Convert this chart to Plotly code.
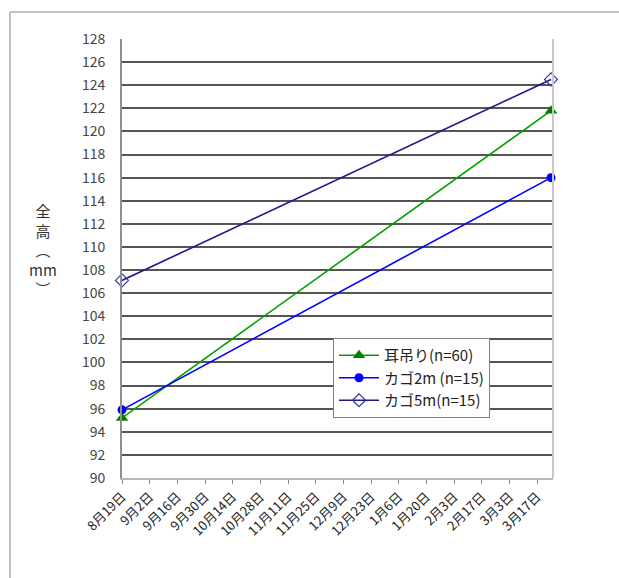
import plotly.graph_objects as go

# Measurement dates (start and end of the rearing period)
dates = ["2008-08-19", "2009-03-24"]

# Total height (mm) for each culture method
series_names = ["耳吊り(n=60)", "カゴ2m (n=15)", "カゴ5m(n=15)"]
mimitsuri = [95.2, 121.8]
kago2m = [95.9, 116.0]
kago5m = [107.1, 124.5]

y_ticks = list(range(90, 130, 2))

FONT = "Noto Sans CJK JP, Noto Sans, sans-serif"

fig = go.Figure()

fig.add_trace(go.Scatter(
    x=dates, y=mimitsuri, name=series_names[0], mode="lines+markers",
    line=dict(color="#00a000", width=1.6),
    marker=dict(symbol="triangle-up", size=11, color="#008000"),
    legendgroup="a", cliponaxis=False,
))
fig.add_trace(go.Scatter(
    x=dates, y=kago2m, name=series_names[1], mode="lines+markers",
    line=dict(color="#0000ff", width=1.6),
    marker=dict(symbol="circle", size=9, color="#0000ff"),
    legendgroup="b", cliponaxis=False,
))
fig.add_trace(go.Scatter(
    x=dates, y=kago5m, name=series_names[2], mode="lines+markers",
    line=dict(color="#1a1a8c", width=1.6),
    marker=dict(symbol="diamond-open", size=10, color="#3030a0",
                line=dict(width=1.2)),
    legendgroup="c", cliponaxis=False,
))

# Outer chart frame (left and top edges)
frame_x = (10 - 122) / 431
frame_y = (478 - 12) / 439
fig.add_shape(type="line", xref="paper", yref="paper",
              x0=frame_x, x1=frame_x, y0=-0.5, y1=frame_y,
              line=dict(color="#c0c0c0", width=2))
fig.add_shape(type="line", xref="paper", yref="paper",
              x0=frame_x, x1=1.3, y0=frame_y, y1=frame_y,
              line=dict(color="#c0c0c0", width=2))
# Right edge of the plot area
fig.add_shape(type="line", xref="paper", yref="paper",
              x0=1, x1=1, y0=0, y1=1,
              line=dict(color="#c8c8c8", width=2))

# Vertical axis title
fig.add_annotation(
    xref="paper", yref="paper", x=(43 - 122) / 431, y=(478 - 250) / 439,
    text="全<br>高<br>︵<br>mm<br>︶", showarrow=False,
    font=dict(family=FONT, size=15, color="#333333"),
    xanchor="center", yanchor="middle", align="center",
)

fig.update_layout(
    width=619, height=578,
    margin=dict(l=122, r=66, t=39, b=100),
    paper_bgcolor="white", plot_bgcolor="white",
    font=dict(family=FONT, size=12, color="#222222"),
    showlegend=True,
    legend=dict(
        x=(333 - 122) / 431, y=(478 - 338) / 439,
        xanchor="left", yanchor="top",
        bgcolor="white", bordercolor="#808080", borderwidth=1,
        font=dict(family=FONT, size=15, color="#222222"),
        tracegroupgap=0, traceorder="grouped", itemwidth=40,
    ),
    xaxis=dict(
        type="date",
        range=["2008-08-19", "2009-03-25"],
        tick0="2008-08-19", dtick=14 * 86400000,
        tickformat="%-m月%-d日", tickangle=-45,
        ticks="outside", ticklen=4, tickcolor="#888888",
        showgrid=False, showline=True, linecolor="#b8b8b8", linewidth=2,
        tickfont=dict(family=FONT, size=13, color="#222222"),
        zeroline=False,
    ),
    yaxis=dict(
        range=[90, 128], tickvals=y_ticks,
        ticktext=[str(v) for v in y_ticks],
        showgrid=True, gridcolor="#555555", gridwidth=1.5,
        showline=True, linecolor="#909090", linewidth=2,
        ticks="", ticklabelstandoff=12,
        tickfont=dict(family=FONT, size=14, color="#444444"),
        zeroline=False,
    ),
)

fig.write_html("out.html")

WHAT IS NEEDED: Look through the material and say how many lines hold "chart". Give the number only.

RESULT FOR THIS TASK: 2